Cuesta pensar en un artilugio fabricado hace 30, 40 o 50 años que siga funcionando. Y todavía es más difícil imaginar que alguien quiera usarlo en lugar de utilizar sus descendientes más modernos y, posiblemente, cómodos y eficaces. Ese principio general sirve para todo, excepto para las bicicletas.
Este verano, más que nunca, se han visto en los pueblos de esta provincia cientos de bicis con décadas, miles de kilómetros y toneladas de historias encima. La pandemia ha terminado con las existencias de velocípedos en las tiendas (doy fe) y, tal vez, muchos han husmeado en los desvanes en busca de la bici del padre, del abuelo o de la propia en la niñez. Y ahí están esas joyas, apoyadas sobre fachadas de sillería; junto a viejas puertas que lo han visto todo; o como contrapunto de adobes y ventanas con persianas de tablillas... Y quedan tan bien ahí, en su descanso apacible, que parece que fueron diseñadas para posar toda la eternidad en ese escenario.
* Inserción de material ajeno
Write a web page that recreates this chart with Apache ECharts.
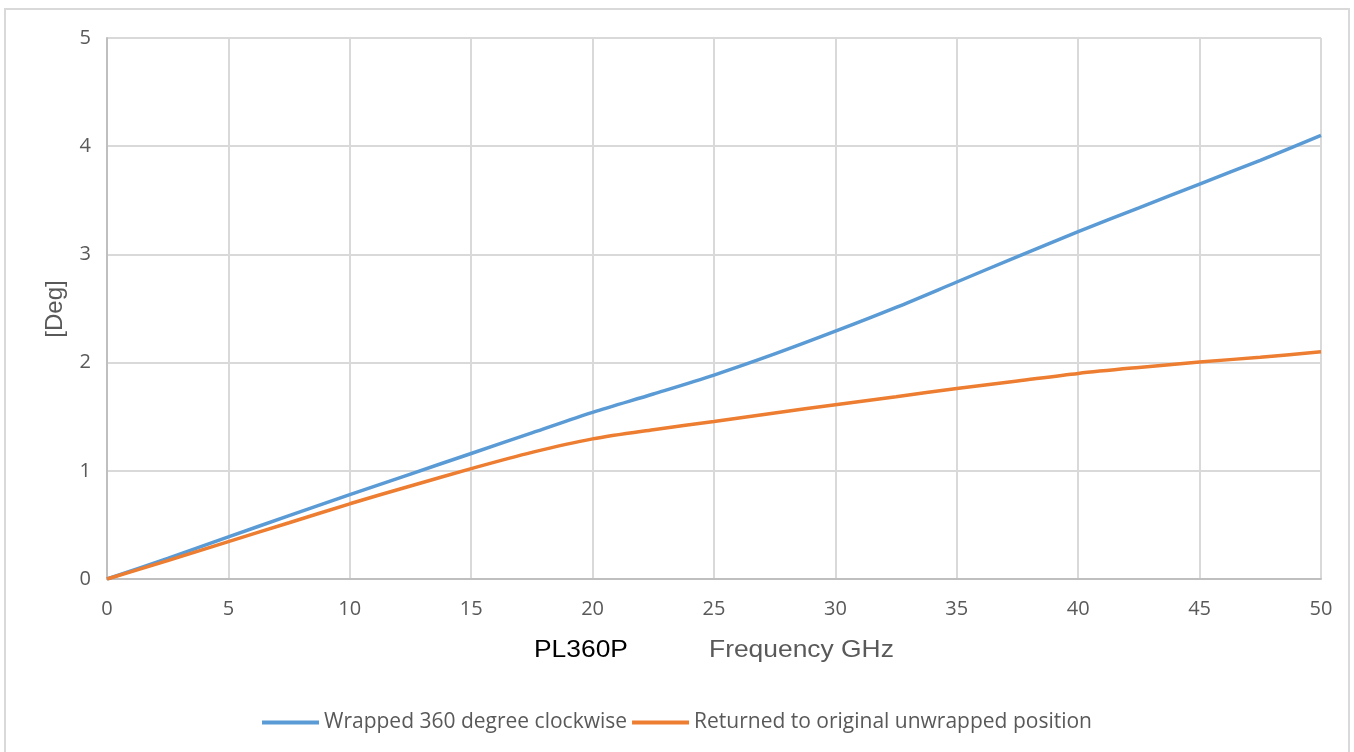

Estas bicicletas de pueblo son libres como niños de pueblo. Jamás a nadie se le ocurrió atarlas, como es costumbre en la ciudad, y, de alguna manera, no tienen dueño; a lo sumo un usuario principal, que cambia con el tiempo. Hoy puede que no quede rastro en el mundo de la persona que la eligió y compró pero, tal vez, su nieto la haga derrapar en las mismas calles.
Estas bicis han pasado por todo lo imaginable: algunas fueron medios imprescindibles para la supervivencia, como le sucedía al protagonista de Ladrón de bicicletas o a los sufridos riders, y han acarreado a su ocupante y cualquier cosa inverosímil en sus parrillas de pueblo en pueblo. Otras han sido el regalo soñado de niños que ya no lo son, el primer pasaporte a la libertad, el instrumento para merendarse el horizonte. Por eso sus nombres resuenan aún en los que las montaron como si fuera la alineación del Olimpo griego: BH, Torrot, Orbea, California, GAC, Derbi Rabassa.... Cuesta no volar al oírlos.
Pero más allá del poder evocador que estas bicis puedan tener en los que las disfrutaron en otros tiempos, su encanto reside en que hoy en 2020 son, nada más y nada menos, la bici del pueblo de un chaval. Y el que lo ha sido sabe lo que eso de verdad significa.